Jim Gardiner

Personal information
- Full name: James Arthur Gardiner
- Born: October 25, 1930 Detroit, Michigan, U.S.
- Died: April 19, 2016 (aged 85)

Medal record
Men's rowing
Representing United States
Olympic Games
| Silver medal – second place | 1956 Melbourne | Double sculls |
Pan American Games
| Gold medal – first place | 1955 Mexico City | Double sculls |

= Jim Gardiner (rower) =

American rower

James Arthur Gardiner (October 25, 1930 - April 19, 2016) was an American rower who competed in the 1956 Summer Olympics. He was born in Detroit, Michigan, and died on April 19, 2016, at his home in Seattle, Washington. At the 1956 Summer Olympics in Melbourne, Australia Gardiner and his partner Pat Costello won the silver medal in the double sculls event. Gardiner also won a gold medal at the 1955 Pan American Games. He was inducted into the National Rowing Hall of Fame in 1971.

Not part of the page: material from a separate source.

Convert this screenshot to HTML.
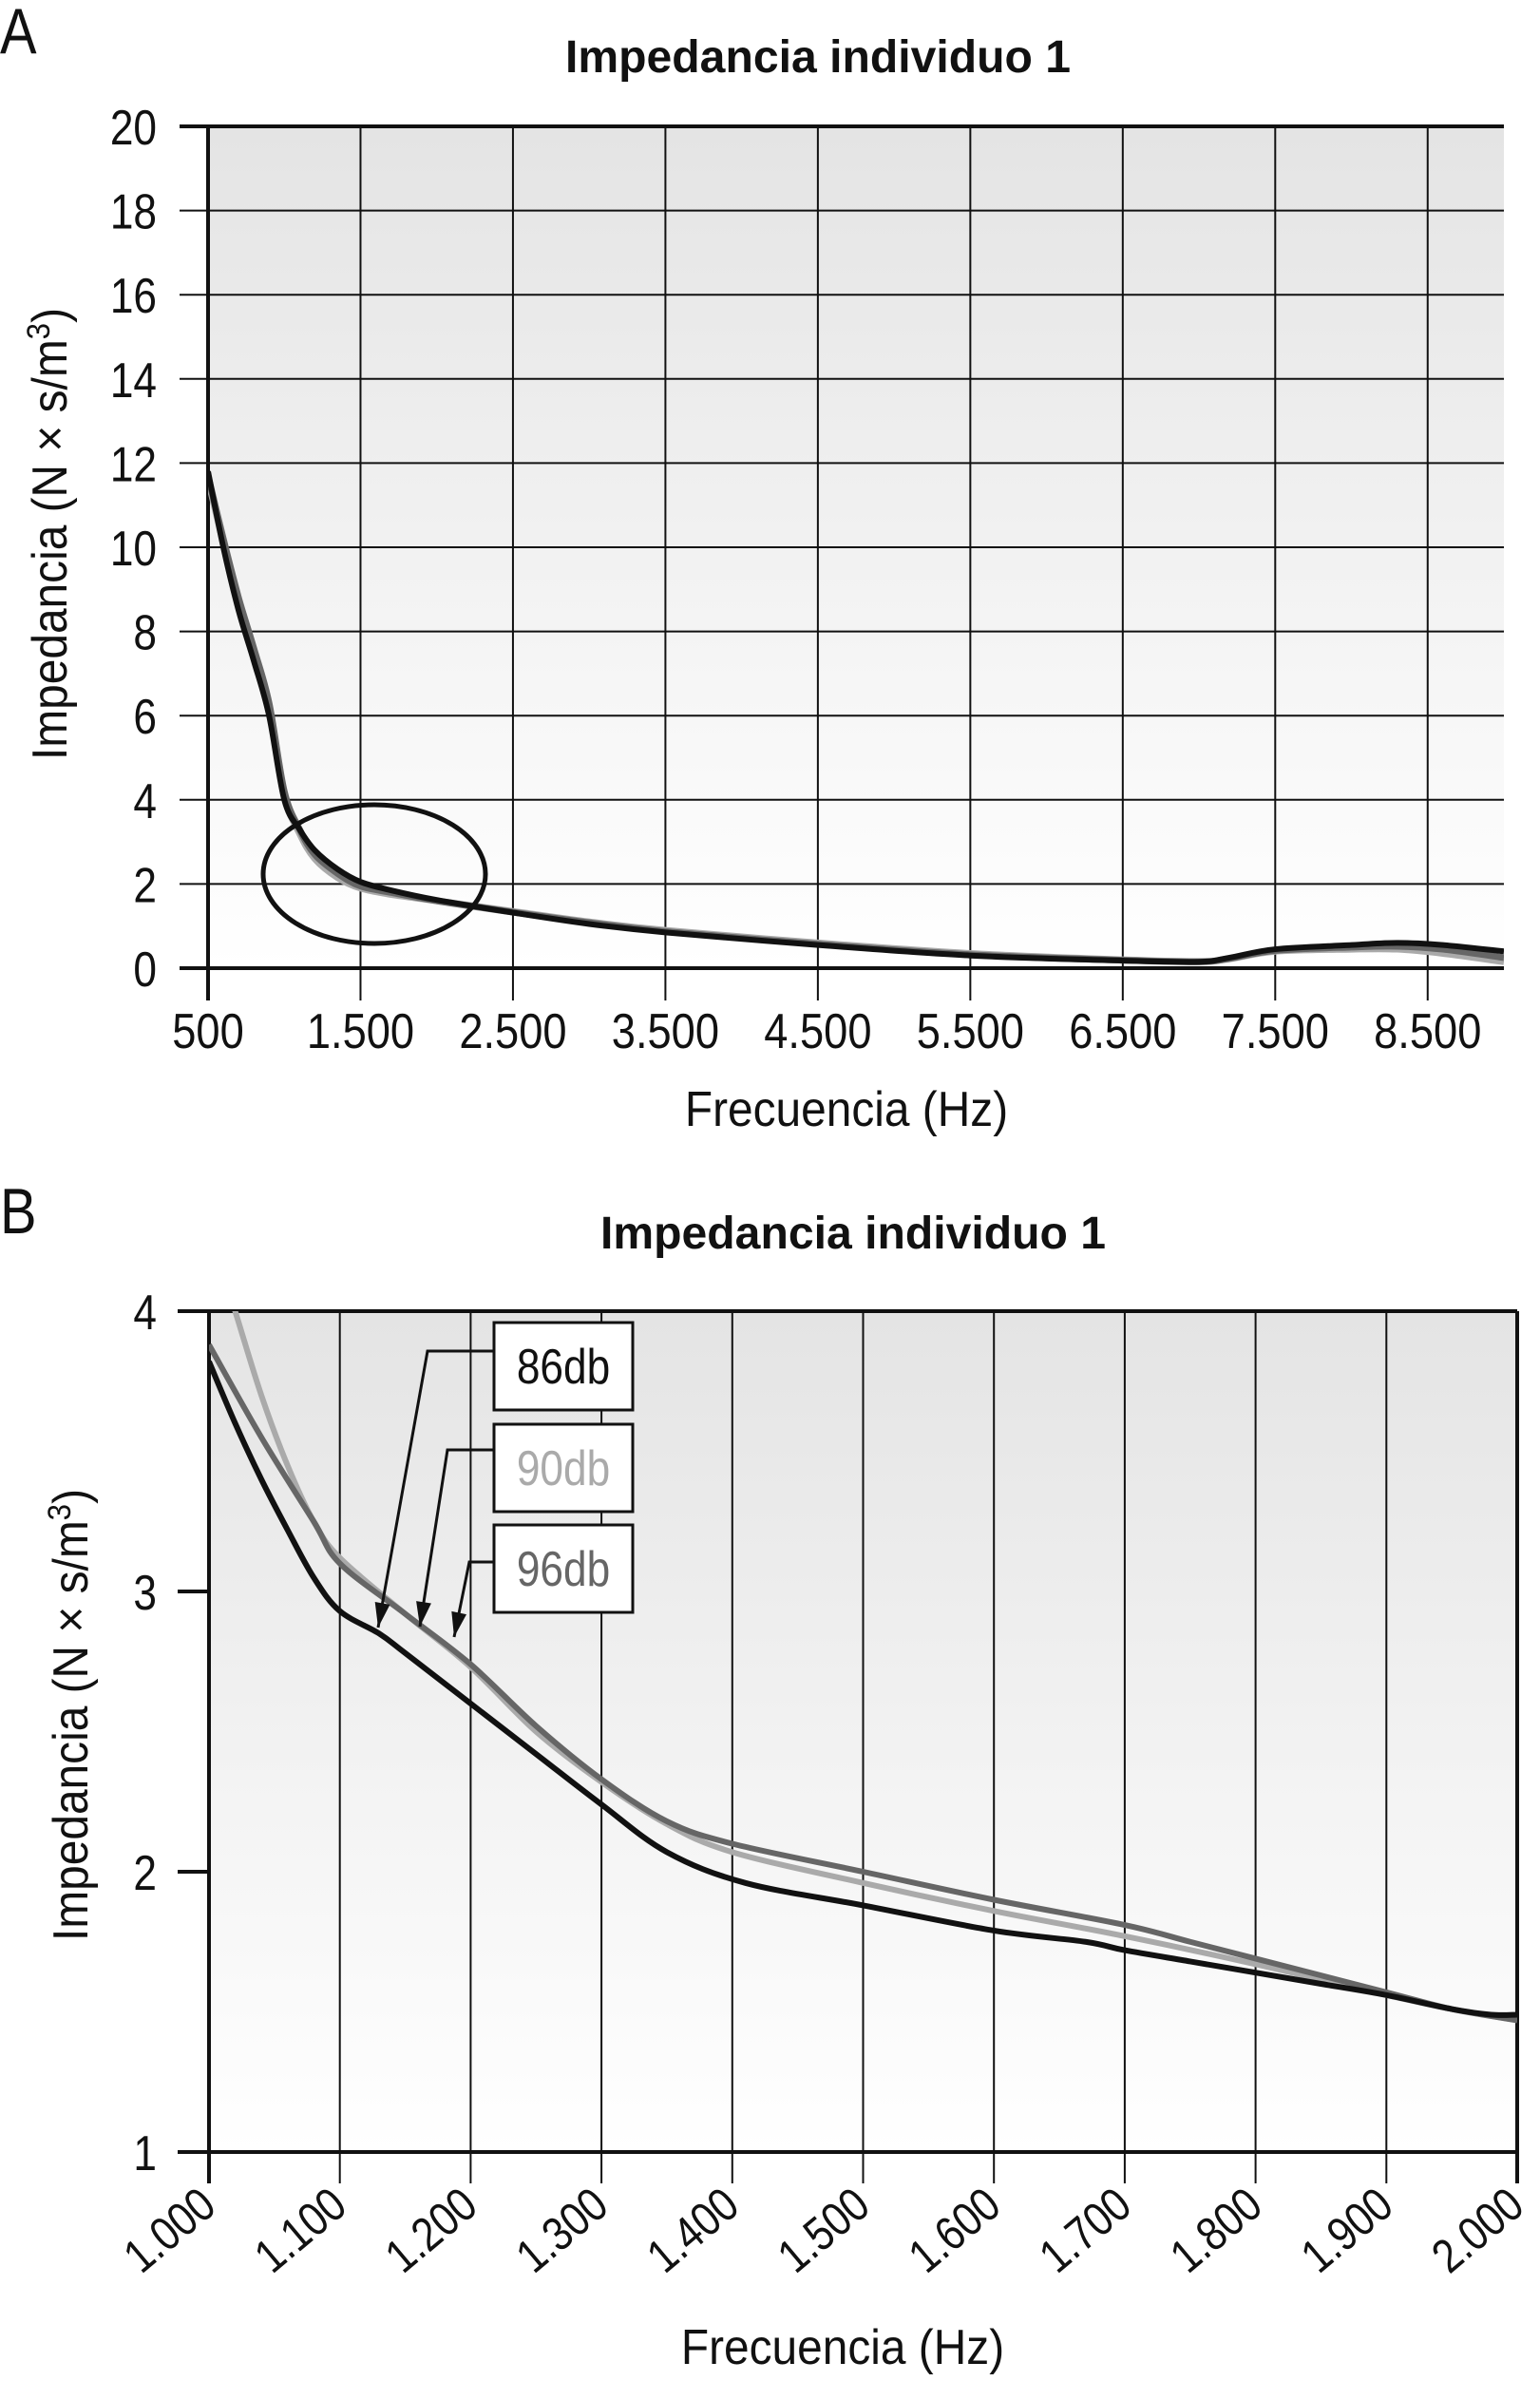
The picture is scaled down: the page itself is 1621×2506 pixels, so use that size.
<!DOCTYPE html>
<html><head><meta charset="utf-8"><style>
html,body{margin:0;padding:0;background:#fff;}
svg{display:block;font-family:"Liberation Sans Narrow","Liberation Sans",sans-serif;}
</style></head><body>
<svg id="fig" width="1621" height="2506" viewBox="0 0 1621 2506" xmlns="http://www.w3.org/2000/svg">
<defs>
<linearGradient id="bg" x1="0" y1="0" x2="0" y2="1"><stop offset="0" stop-color="#e4e4e4"/><stop offset="1" stop-color="#ffffff"/></linearGradient>
<clipPath id="clipA"><rect x="219" y="133" width="1364" height="886"/></clipPath>
<clipPath id="clipB"><rect x="220" y="1380" width="1377" height="885"/></clipPath>
</defs>
<g id="chartA"></g>
<g id="chartB"></g>
</svg>
<script>
// Chart A data
const aXTicks = [500,1500,2500,3500,4500,5500,6500,7500,8500];
const aXTickLabels = ["500","1.500","2.500","3.500","4.500","5.500","6.500","7.500","8.500"];
const aYTicks = [0,2,4,6,8,10,12,14,16,18,20];
const aFreq86 = [500,600,700,800,900,1000,1100,1200,1350,1500,1700,2000,2500,3000,3500,4500,5500,6500,7000,7200,7500,8000,8300,8600,9000];
const aVal86 = [11.8,10.0,8.5,7.3,6.0,4.0,3.3,2.8,2.35,2.05,1.85,1.62,1.32,1.05,0.85,0.55,0.3,0.18,0.15,0.25,0.45,0.55,0.6,0.55,0.4];
const aVal90 = [11.6,10.1,8.6,7.5,6.2,4.1,3.2,2.6,2.15,1.9,1.75,1.6,1.35,1.1,0.9,0.6,0.35,0.2,0.16,0.22,0.4,0.45,0.45,0.35,0.15];
const aVal96 = [11.7,10.2,8.8,7.6,6.3,4.2,3.3,2.7,2.25,1.95,1.8,1.6,1.33,1.08,0.87,0.57,0.32,0.19,0.15,0.23,0.42,0.5,0.52,0.45,0.25];
// Chart B data
const bXTicks = [1000,1100,1200,1300,1400,1500,1600,1700,1800,1900,2000];
const bXTickLabels = ["1.000","1.100","1.200","1.300","1.400","1.500","1.600","1.700","1.800","1.900","2.000"];
const bYTicks = [1,2,3,4];
const bFreq86 = [1000,1020,1040,1060,1080,1100,1130,1150,1200,1250,1300,1350,1410,1500,1600,1670,1700,1750,1800,1850,1900,1950,1980,2000];
const bVal86 = [3.82,3.6,3.4,3.22,3.05,2.93,2.85,2.78,2.6,2.42,2.24,2.07,1.96,1.88,1.79,1.75,1.72,1.68,1.64,1.6,1.56,1.51,1.49,1.49];
const bFreq90 = [1000,1020,1040,1060,1080,1100,1150,1200,1250,1300,1350,1400,1500,1600,1700,1800,1900,1950,2000];
const bVal90 = [4.3,4.0,3.7,3.45,3.25,3.12,2.92,2.73,2.5,2.32,2.17,2.07,1.96,1.86,1.77,1.67,1.56,1.51,1.47];
const bFreq96 = [1000,1040,1080,1100,1150,1200,1250,1300,1350,1400,1500,1600,1700,1750,1800,1900,1950,2000];
const bVal96 = [3.88,3.55,3.25,3.1,2.92,2.74,2.52,2.33,2.18,2.1,2.0,1.9,1.81,1.75,1.69,1.57,1.51,1.47];

const NS="http://www.w3.org/2000/svg";
function mk(parent,tag,attrs,text){const e=document.createElementNS(NS,tag);for(const k in attrs)e.setAttribute(k,attrs[k]);if(text!==undefined)e.textContent=text;parent.appendChild(e);return e;}
function condense(t,f){const w=t.getComputedTextLength();if(w>0){t.setAttribute('textLength',w*f);t.setAttribute('lengthAdjust','spacingAndGlyphs');}}
function smoothPath(pts){let d="M"+pts[0][0]+","+pts[0][1];for(let i=0;i<pts.length-1;i++){const p0=pts[i-1]||pts[i],p1=pts[i],p2=pts[i+1],p3=pts[i+2]||p2;const c1x=p1[0]+(p2[0]-p0[0])/6,c1y=p1[1]+(p2[1]-p0[1])/6,c2x=p2[0]-(p3[0]-p1[0])/6,c2y=p2[1]-(p3[1]-p1[1])/6;d+=" C"+c1x+","+c1y+" "+c2x+","+c2y+" "+p2[0]+","+p2[1];}return d;}
function yTitle(parent,tx,ty){
 const t=mk(parent,'text',{x:0,y:0,'font-size':52,'text-anchor':'middle',fill:'#111',transform:'translate('+tx+','+ty+') rotate(-90)'});
 mk(t,'tspan',{},'Impedancia (N \u00d7 s/m');
 mk(t,'tspan',{dy:-18,'font-size':34},'3');
 mk(t,'tspan',{dy:18},')');
 return t;
}

// ---- Chart A ----
const A=document.getElementById('chartA');
const axL=219,axR=1583,ayT=133,ayB=1019;
const ax=v=>axL+(v-500)/8500*(axR-axL);
const ay=v=>ayB-v/20*(ayB-ayT);
let t=mk(A,'text',{x:0,y:56,'font-size':68,fill:'#111'},'A');


condense(t,0.85);
t=mk(A,'text',{x:861,y:76,'font-size':48,'font-weight':'bold','text-anchor':'middle',fill:'#111'},'Impedancia individuo 1');


t.setAttribute('textLength','532');
t.setAttribute('lengthAdjust','spacingAndGlyphs');
let r=mk(A,'rect',{x:axL,y:ayT,width:axR-axL,height:ayB-ayT,fill:'url(#bg)'});


aYTicks.forEach(v=>{const y=ay(v);
 const l=mk(A,'line',{x1:axL-30,x2:axR,y1:y,y2:y,stroke:'#111','stroke-width':(v===0||v===20)?4:2});
 
 
 const tx=mk(A,'text',{x:165,y:y+19,'font-size':52,'text-anchor':'end',fill:'#111'},String(v));
 
 
 condense(tx,0.85);});
aXTicks.forEach((v,i)=>{const x=ax(v);
 const l=mk(A,'line',{x1:x,x2:x,y1:ayT,y2:ayB+34,stroke:'#111','stroke-width':i===0?4:2});
 
 
 const tx=mk(A,'text',{x:x,y:1103,'font-size':52,'text-anchor':'middle',fill:'#111'},aXTickLabels[i]);
 
 
 condense(tx,0.87);});
t=mk(A,'text',{x:891,y:1185,'font-size':52,'text-anchor':'middle',fill:'#111'},'Frecuencia (Hz)');


condense(t,0.92);
t=yTitle(A,70,562);


condense(t,0.92);
const gA=mk(A,'g',{'clip-path':'url(#clipA)'});
[[aVal90,'#aaaaaa',7,'line-90db-a'],[aVal96,'#666666',7,'line-96db-a'],[aVal86,'#111111',6,'line-86db-a']].forEach(s=>{
 const p=mk(gA,'path',{d:smoothPath(aFreq86.map((f,i)=>[ax(f),ay(s[0][i])])),fill:'none',stroke:s[1],'stroke-width':s[2],'stroke-linejoin':'round'});
 
 });
let e=mk(A,'ellipse',{cx:394,cy:920,rx:117,ry:73,fill:'none',stroke:'#111','stroke-width':5});



// ---- Chart B ----
const B=document.getElementById('chartB');
const bxL=220,bxR=1597,byT=1380,byB=2265;
const bx=v=>bxL+(v-1000)/1000*(bxR-bxL);
const by=v=>byB-(v-1)/3*(byB-byT);
t=mk(B,'text',{x:0,y:1298,'font-size':68,fill:'#111'},'B');


condense(t,0.85);
t=mk(B,'text',{x:898,y:1314,'font-size':48,'font-weight':'bold','text-anchor':'middle',fill:'#111'},'Impedancia individuo 1');


t.setAttribute('textLength','532');
t.setAttribute('lengthAdjust','spacingAndGlyphs');
r=mk(B,'rect',{x:bxL,y:byT,width:bxR-bxL,height:byB-byT,fill:'url(#bg)'});


bXTicks.forEach((v,i)=>{const x=bx(v);
 const l=mk(B,'line',{x1:x,x2:x,y1:byT,y2:byB+33,stroke:'#111','stroke-width':(i===0||i===10)?4:2});
 
 
 const tx=mk(B,'text',{x:0,y:0,'font-size':50,'text-anchor':'end',fill:'#111',transform:'translate('+(x+10)+',2326) rotate(-40)'},bXTickLabels[i]);
 
 
 condense(tx,0.85);});
bYTicks.forEach(v=>{const y=by(v);
 const full=(v===1||v===4);
 const l=mk(B,'line',{x1:bxL-33,x2:full?bxR:bxL,y1:y,y2:y,stroke:'#111','stroke-width':4});
 
 
 const tx=mk(B,'text',{x:165,y:y+19,'font-size':52,'text-anchor':'end',fill:'#111'},String(v));
 
 
 condense(tx,0.85);});
t=mk(B,'text',{x:887,y:2488,'font-size':52,'text-anchor':'middle',fill:'#111'},'Frecuencia (Hz)');


condense(t,0.92);
t=yTitle(B,92,1805);


condense(t,0.92);
const gB=mk(B,'g',{'clip-path':'url(#clipB)'});
[[bFreq90,bVal90,'#aaaaaa','line-90db-b'],[bFreq96,bVal96,'#666666','line-96db-b'],[bFreq86,bVal86,'#111111','line-86db-b']].forEach(s=>{
 const p=mk(gB,'path',{d:smoothPath(s[0].map((f,i)=>[bx(f),by(s[1][i])])),fill:'none',stroke:s[2],'stroke-width':6,'stroke-linejoin':'round'});
 
 });
const legends=[["86db","#111",1392,1422,450,398,1713],["90db","#aaa",1499,1526,471,442,1712],["96db","#666",1605,1644,494,478,1723]];
legends.forEach(L=>{
 const g=mk(B,'g',{});
 
 
 mk(g,'path',{d:'M520,'+L[3]+' L'+L[4]+','+L[3]+' L'+L[5]+','+L[6],fill:'none',stroke:'#111','stroke-width':3});
 const dx=L[5]-L[4],dy=L[6]-L[3],len=Math.hypot(dx,dy),ux=dx/len,uy=dy/len;
 const bxp=L[5]-ux*26,byp=L[6]-uy*26;
 mk(g,'polygon',{points:L[5]+','+L[6]+' '+(bxp-uy*8)+','+(byp+ux*8)+' '+(bxp+uy*8)+','+(byp-ux*8),fill:'#111'});
 mk(g,'rect',{x:520,y:L[2],width:146,height:92,fill:'#fff',stroke:'#111','stroke-width':3});
 const lt=mk(g,'text',{x:593,y:L[2]+64,'font-size':52,'text-anchor':'middle',fill:L[1]},L[0]);
 condense(lt,0.85);
});
</script>
</body></html>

Gardiner attended Wayne State University in Detroit and was inducted into the Wayne State Athletic Hall of Fame in 1982. Gardiner rowed out of the Detroit Boat Club. In 1956 the Detroit Boat Club placed 7 oarsman on the US Olympic Rowing team, the 7 oarsman are known as the "DBC Seven." From 1953 to 1959, Gardiner earned eight U.S. Rowing Championships and 15 Canadian Henley and North American Championships. In 1957 Gardiner took fourth place in the European Rowing Championships in Duisburg Germany. In 1968 Gardiner was named the manager of the U.S. Olympic Rowing Team.